A opinião de ...

Revisão da Constituição, nem tanto ao mar, nem tanto à terra

Segundo reza a história, no Concílio de Trento, um dos mais marcantes da milenar história da Igreja Católica, um número considerável dos cardeais presentes naquele concílio, no que dizia respeito à situação dos cardeais, ter-se-ia manifestado contra toda e qualquer tentativa de introduzir na ordem dos trabalhos qualquer proposta que pudesse por em causa os direitos, as mordomias e os privilégios dos eminentíssimos purpurados de então.
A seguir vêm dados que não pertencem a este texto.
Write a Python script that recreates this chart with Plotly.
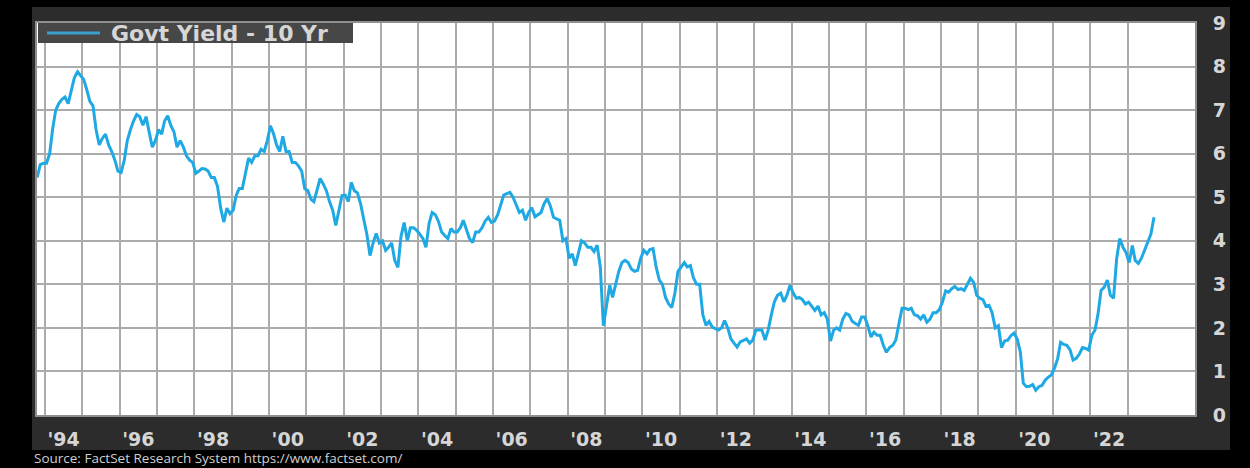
import pandas as pd
import plotly.graph_objects as go

# ---------------- data ----------------
series_name = "Govt Yield - 10 Yr"
start_month = "1993-10-01"
yield_10y = [
    # 1993 Oct-Dec
    5.45, 5.75, 5.78,
    # 1994
    5.78, 6.00, 6.55, 7.00, 7.15, 7.25, 7.30, 7.15, 7.45, 7.75, 7.88, 7.80,
    # 1995
    7.70, 7.45, 7.20, 7.10, 6.55, 6.20, 6.35, 6.45, 6.20, 6.05, 5.85, 5.60,
    # 1996
    5.57, 5.85, 6.30, 6.55, 6.75, 6.90, 6.85, 6.65, 6.85, 6.50, 6.15, 6.30,
    # 1997
    6.55, 6.45, 6.75, 6.87, 6.65, 6.50, 6.15, 6.30, 6.15, 5.95, 5.85, 5.80,
    # 1998
    5.55, 5.60, 5.66, 5.65, 5.60, 5.45, 5.45, 5.25, 4.75, 4.43, 4.75, 4.62,
    # 1999
    4.70, 5.05, 5.20, 5.20, 5.55, 5.90, 5.80, 5.95, 5.95, 6.10, 6.05, 6.30,
    # 2000
    6.64, 6.45, 6.20, 6.05, 6.40, 6.05, 6.05, 5.80, 5.80, 5.72, 5.60, 5.20,
    # 2001
    5.15, 4.95, 4.90, 5.20, 5.43, 5.30, 5.15, 4.90, 4.70, 4.35, 4.70, 5.04,
    # 2002
    5.05, 4.90, 5.34, 5.15, 5.10, 4.85, 4.50, 4.15, 3.66, 3.95, 4.17, 3.95,
    # 2003
    4.00, 3.78, 3.85, 3.95, 3.55, 3.39, 4.10, 4.42, 4.00, 4.30, 4.30, 4.24,
    # 2004
    4.15, 4.05, 3.85, 4.40, 4.65, 4.60, 4.45, 4.20, 4.12, 4.05, 4.28, 4.20,
    # 2005
    4.20, 4.30, 4.47, 4.25, 4.05, 3.96, 4.20, 4.20, 4.30, 4.45, 4.54, 4.42,
    # 2006
    4.45, 4.60, 4.80, 5.05, 5.08, 5.11, 5.00, 4.80, 4.65, 4.70, 4.47, 4.65,
    # 2007
    4.76, 4.55, 4.60, 4.65, 4.85, 4.97, 4.80, 4.54, 4.50, 4.47, 4.00, 4.05,
    # 2008
    3.60, 3.70, 3.43, 3.75, 4.00, 3.95, 3.85, 3.85, 3.75, 3.90, 3.40, 2.05,
    # 2009
    2.50, 2.98, 2.70, 3.00, 3.30, 3.50, 3.55, 3.50, 3.35, 3.30, 3.32, 3.60,
    # 2010
    3.78, 3.70, 3.80, 3.82, 3.40, 3.10, 3.00, 2.70, 2.55, 2.47, 2.80, 3.30,
    # 2011
    3.40, 3.50, 3.40, 3.43, 3.15, 3.00, 3.00, 2.30, 2.06, 2.15, 2.02, 1.98,
    # 2012
    1.95, 2.00, 2.17, 2.00, 1.75, 1.65, 1.56, 1.68, 1.72, 1.75, 1.65, 1.72,
    # 2013
    1.95, 1.95, 1.95, 1.72, 1.95, 2.30, 2.60, 2.75, 2.80, 2.60, 2.75, 2.98,
    # 2014
    2.80, 2.68, 2.70, 2.65, 2.55, 2.59, 2.50, 2.40, 2.50, 2.30, 2.35, 2.20,
    # 2015
    1.70, 1.95, 2.00, 1.95, 2.20, 2.33, 2.30, 2.15, 2.10, 2.06, 2.25, 2.25,
    # 2016
    2.05, 1.79, 1.90, 1.83, 1.83, 1.60, 1.44, 1.55, 1.60, 1.72, 2.10, 2.45,
    # 2017
    2.45, 2.42, 2.45, 2.30, 2.28, 2.20, 2.30, 2.13, 2.20, 2.35, 2.35, 2.42,
    # 2018
    2.60, 2.85, 2.82, 2.90, 2.95, 2.88, 2.90, 2.86, 3.00, 3.14, 3.05, 2.75,
    # 2019
    2.68, 2.65, 2.50, 2.52, 2.35, 2.00, 2.05, 1.55, 1.70, 1.72, 1.82, 1.88,
    # 2020
    1.75, 1.45, 0.73, 0.65, 0.66, 0.70, 0.57, 0.65, 0.68, 0.80, 0.87, 0.92,
    # 2021
    1.08, 1.30, 1.67, 1.62, 1.60, 1.50, 1.26, 1.30, 1.40, 1.55, 1.53, 1.49,
    # 2022
    1.83, 1.95, 2.30, 2.86, 2.93, 3.10, 2.75, 2.68, 3.60, 4.05, 3.85, 3.73,
    # 2023 Jan-Sep
    3.50, 3.89, 3.55, 3.48, 3.60, 3.78, 3.95, 4.15, 4.54,
]
tick_years = list(range(1994, 2023, 2))
tick_labels = ["'" + str(y)[2:] for y in tick_years]
grid_years = list(range(1994, 2024))
y_ticks = list(range(0, 10))
source_text = "Source: FactSet Research System https://www.factset.com/"

dates = pd.date_range(start_month, periods=len(yield_10y), freq="MS") + pd.Timedelta(days=14)

# ---------------- layout geometry (pixels) ----------------
W, H = 1250, 468
PL, PR, PT, PB = 37, 1195, 23, 415   # plot area


def px_x(px):
    return (px - PL) / (PR - PL)


def px_y(py):
    return (PB - py) / (PB - PT)


LINE_COLOR = "#1fa9e4"
GRID_COLOR = "#ababab"
TEXT_COLOR = "#d6d6d6"
PANEL_COLOR = "#2c2c2c"

fig = go.Figure()
fig.add_trace(go.Scatter(
    x=dates, y=yield_10y, mode="lines", name=series_name,
    line=dict(color=LINE_COLOR, width=3), showlegend=False,
))

shapes = [
    # dark panel
    dict(type="rect", xref="paper", yref="paper", layer="below",
         x0=px_x(32), x1=px_x(1230), y0=px_y(450), y1=px_y(7),
         fillcolor=PANEL_COLOR, line=dict(width=0)),
    # white plot area
    dict(type="rect", xref="paper", yref="paper", layer="below",
         x0=0, x1=1, y0=0, y1=1, fillcolor="white", line=dict(width=0)),
    # legend box
    dict(type="rect", xref="paper", yref="paper", layer="above",
         x0=px_x(38), x1=px_x(353), y0=px_y(43), y1=px_y(23),
         fillcolor="#474747", line=dict(width=0)),
    # legend line sample
    dict(type="line", xref="paper", yref="paper", layer="above",
         x0=px_x(47), x1=px_x(100), y0=px_y(33), y1=px_y(33),
         line=dict(color="#3a9fcc", width=3)),
]

annotations = [
    dict(text=series_name, xref="paper", yref="paper",
         x=px_x(109), y=px_y(33.5), xanchor="left", yanchor="middle",
         showarrow=False,
         font=dict(family="DejaVu Sans", size=22, color=TEXT_COLOR, weight="bold")),
    dict(text=source_text, xref="paper", yref="paper",
         x=px_x(32), y=px_y(458), xanchor="left", yanchor="middle",
         showarrow=False,
         font=dict(family="Open Sans", size=13.5, color="#cfcfcf")),
]

fig.update_layout(
    width=W, height=H,
    margin=dict(l=PL, r=W - PR, t=PT, b=H - PB, pad=0),
    paper_bgcolor="black", plot_bgcolor="white",
    shapes=shapes, annotations=annotations,
    showlegend=False,
    xaxis=dict(
        type="date",
        range=["1993-10-14", "2024-10-20"],
        tickmode="array",
        tickvals=[pd.Timestamp(f"{y}-07-02") for y in tick_years],
        ticktext=tick_labels,
        showgrid=False, zeroline=False,
        ticks="", ticklabelstandoff=6,
        tickfont=dict(family="DejaVu Sans", size=19, color=TEXT_COLOR, weight="bold"),
        showline=True, linecolor="#8f8f8f", linewidth=2, mirror=True,
        minor=dict(tickmode="array",
                   tickvals=[pd.Timestamp(f"{y}-01-01") for y in grid_years],
                   showgrid=True, gridcolor=GRID_COLOR, gridwidth=2, ticklen=0),
        fixedrange=True,
    ),
    yaxis=dict(
        range=[0, 9], side="right",
        tickmode="array", tickvals=y_ticks, ticktext=[str(v) for v in y_ticks],
        showgrid=True, gridcolor=GRID_COLOR, gridwidth=2, zeroline=False,
        ticks="", ticklabelstandoff=12,
        tickfont=dict(family="DejaVu Sans", size=19, color=TEXT_COLOR, weight="bold"),
        showline=True, linecolor="#8f8f8f", linewidth=2, mirror=True,
        fixedrange=True,
    ),
)

fig.write_html("out.html")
Como era bom de ver, gerou-se uma enorme discussão e esta proposta só não foi para a frente porque um dos mais prestigiados cardeais de então teve a lucidez de a ela se opor e a coragem de a desmontar peça por peça, afirmando que os defensores daquela proposta estavam “Redondamente enganados e que também os cardeais, e estes mais do que ninguém, estavam a precisar de uma eminentíssima reforma”.
Tantos séculos depois daquele histórico concílio, esta afirmação assenta que nem uma luva na paranoia com que, na incerteza da atual conjuntura política na qual, como se não houvesse amanhã, uma parte muito considerável da classe política do país, como se não houvesse mais nada urgente e importante para o dia a dia das pessoas e tantas outras coisas que, para serem resolvidas, ontem já era demasiadamente tarde, do dia para a noite, deixou-se enredar pela aparente urgência para rever a Constituição.
Porque haverá sempre vida para além da Constituição, tempo vem, é caso para dizer-lhes que tenham calma, e que deixem a “velhinha” em paz e sossego no remanso da sua idade, porque ela, sendo a última a ter culpa desta situação, não se importa nada de esperar até aos cem anos para atingir a reforma, e disfrutar então dos méritos da sua proveta idade.
A toda esta gente que, depois dos resultados das últimas eleições legislativas, parece que foi mordida pelo bichinho da urgência de rever a Constituição, é sempre bom lembrar que, da mesma forma que ela não é, não foi e nunca será a causa de todos os males que apontam ao atual regime, muito menos ainda será a solução milagrosa que, qual varinha mágica, com um simples toque, venha resolver os grandes problemas com que nos debatemos.
De qualquer forma, é preciso reconhecer que é um erro crasso adiar por muito mais tempo e manter para sempre intocável uma Constituição como a nossa, que tem mais de meio século de vida e que, é sempre bom relembra-lo, foi formatada no contexto muito específico dos tempos pós revolução dos cravos do dia 24 de abril de 1974.
De igual modo. É indispensável ter sempre presente que agora o mundo é outro, as gentes são outras, as dinâmicas são outras e a informação, boa ou má, para o bem ou para o mal, circula à velocidade da luz.